§ **Stored data**:
........

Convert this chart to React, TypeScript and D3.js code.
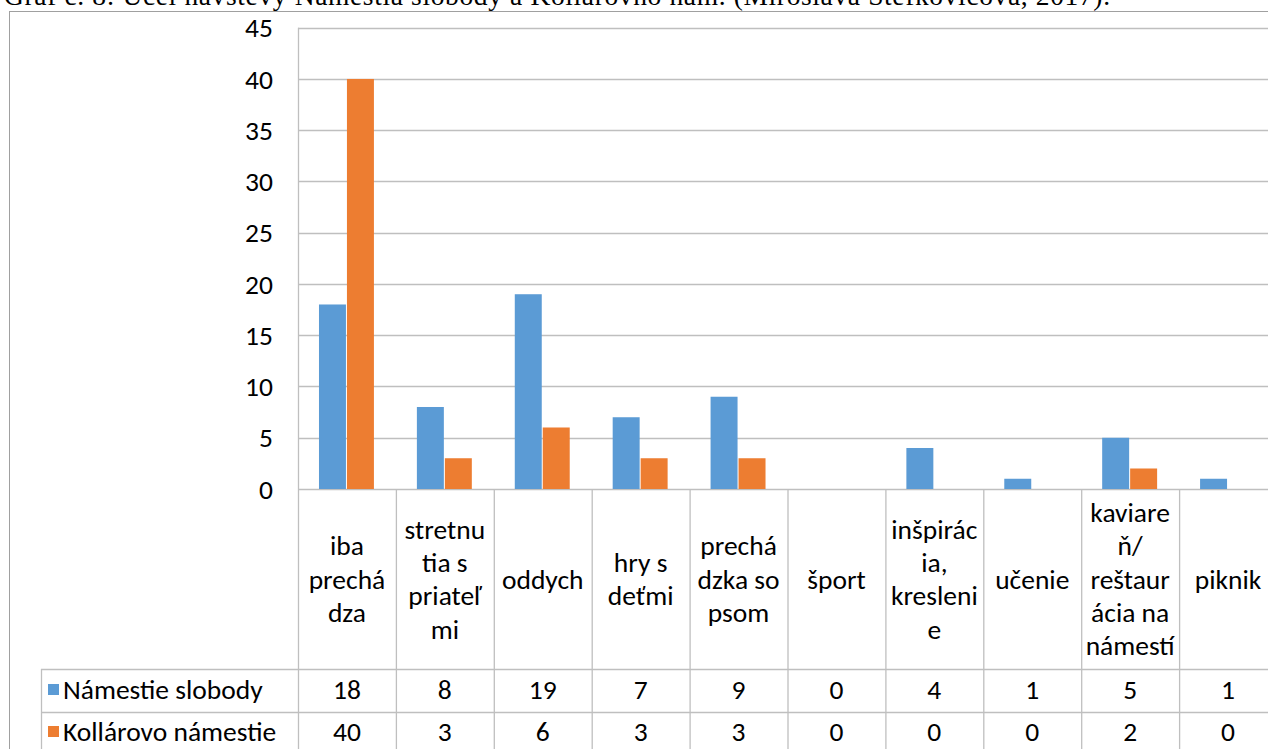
import React from "react";
import * as d3 from "d3";

const title = "Graf č. 8: Účel návštevy Námestia slobody a Kollárovho nám. (Miroslava Štefkovičová, 2017).";
const categoryLines: string[][] = [
  ["iba", "prechá", "dza"],
  ["stretnu", "tia s", "priateľ", "mi"],
  ["oddych"],
  ["hry s", "deťmi"],
  ["prechá", "dzka so", "psom"],
  ["šport"],
  ["inšpirác", "ia,", "kresleni", "e"],
  ["učenie"],
  ["kaviare", "ň/", "reštaur", "ácia na", "námestí"],
  ["piknik"],
];
const seriesNames = ["Námestie slobody", "Kollárovo námestie"];
const seriesColors = ["#5B9BD5", "#ED7D31"];
const namestieSlobody = [18, 8, 19, 7, 9, 0, 4, 1, 5, 1];
const kollarovoNamestie = [40, 3, 6, 3, 3, 0, 0, 0, 2, 0];
const yTicks = [0, 5, 10, 15, 20, 25, 30, 35, 40, 45];

const FONT = "Carlito, Calibri, Lato, sans-serif";

export default function App() {
  const W = 1268, H = 749;
  const plotLeft = 298, plotRight = 1277;
  const plotTop = 27.7, plotBottom = 489;
  const headerBottom = 669, row1Bottom = 712, row2Bottom = 755;
  const legendLeft = 41;
  const series = [namestieSlobody, kollarovoNamestie];

  const idx = categoryLines.map((_, i) => String(i));
  const x = d3.scaleBand<string>().domain(idx).range([plotLeft, plotRight]).paddingInner(0).paddingOuter(0);
  const x1 = d3.scaleBand<string>().domain(["0", "1"]).range([0, x.bandwidth()]).paddingInner(0).paddingOuter(0.75);
  const y = d3.scaleLinear().domain([0, 45]).range([plotBottom, plotTop]);

  const grid = "#BFBFBF";
  const tableLine = "#BFBFBF";
  const fs = 27.5;
  const lineH = 33.3;
  const headerMid = (plotBottom + headerBottom) / 2;
  const rowMids = [(headerBottom + row1Bottom) / 2 - 1, (row1Bottom + row2Bottom) / 2 - 2];

  return (
    <svg width={W} height={H} style={{ position: "absolute", left: 0, top: 0, background: "#fff" }}>
      <rect x={0} y={0} width={W} height={H} fill="#fff" />
      <text x={4} y={5} fontFamily="'Liberation Serif', 'Times New Roman', serif" fontSize={27.5} textLength={1106} lengthAdjust="spacing" fill="#000">{title}</text>
      <rect x={9.5} y={11.5} width={1300} height={800} fill="none" stroke="#A0A0A0" strokeWidth={1} />

      {yTicks.map((t) => (
        <line key={"g" + t} x1={plotLeft} x2={plotRight} y1={Math.round(y(t)) + 0.5} y2={Math.round(y(t)) + 0.5} stroke={grid} strokeWidth={1.3} />
      ))}
      {yTicks.map((t) => (
        <text key={"t" + t} x={273} y={y(t)} dy="0.35em" textAnchor="end" fontFamily={FONT} fontSize={fs} fill="#000">{t}</text>
      ))}
      <line x1={plotLeft + 0.5} x2={plotLeft + 0.5} y1={plotTop} y2={row2Bottom} stroke={tableLine} strokeWidth={1.3} />

      {series.map((vals, s) =>
        vals.map((v, i) => (
          <rect key={`b${s}-${i}`} x={(x(String(i)) as number) + (x1(String(s)) as number)} y={y(v)} width={x1.bandwidth() - 1} height={plotBottom - y(v)} fill={seriesColors[s]} />
        ))
      )}

      {idx.map((k) => (
        <line key={"v" + k} x1={(x(k) as number) + x.bandwidth() + 0.5} x2={(x(k) as number) + x.bandwidth() + 0.5} y1={plotBottom} y2={row2Bottom} stroke={tableLine} strokeWidth={1.3} />
      ))}
      <line x1={legendLeft + 0.5} x2={legendLeft + 0.5} y1={headerBottom} y2={row2Bottom} stroke={tableLine} strokeWidth={1.3} />
      {[headerBottom, row1Bottom, row2Bottom].map((yy) => (
        <line key={"h" + yy} x1={legendLeft} x2={plotRight} y1={yy + 0.5} y2={yy + 0.5} stroke={tableLine} strokeWidth={1.3} />
      ))}

      {categoryLines.map((lines, i) => {
        const cx = (x(String(i)) as number) + x.bandwidth() / 2;
        const start = headerMid - ((lines.length - 1) * lineH) / 2;
        return (
          <text key={"c" + i} textAnchor="middle" fontFamily={FONT} fontSize={fs} fill="#000">
            {lines.map((l, j) => (
              <tspan key={j} x={cx} y={start + j * lineH} dy="0.35em">{l}</tspan>
            ))}
          </text>
        );
      })}

      {seriesNames.map((name, s) => (
        <g key={"l" + s}>
          <rect x={48} y={rowMids[s] - 5.5} width={11} height={11} fill={seriesColors[s]} />
          <text x={63} y={rowMids[s]} dy="0.35em" fontFamily={FONT} fontSize={fs} fill="#000">{name}</text>
          {series[s].map((v, i) => (
            <text key={i} x={(x(String(i)) as number) + x.bandwidth() / 2} y={rowMids[s]} dy="0.35em" textAnchor="middle" fontFamily={FONT} fontSize={fs} fill="#000">{v}</text>
          ))}
        </g>
      ))}
    </svg>
  );
}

........

§ **Given instruction**: Set down again, exactly, the lines of the material above from its first line to the one with "import * as", inclusive. Leave the pictures out.

§ **Correct answer**:
Convert this chart to React, TypeScript and D3.js code.
import React from "react";
import * as d3 from "d3";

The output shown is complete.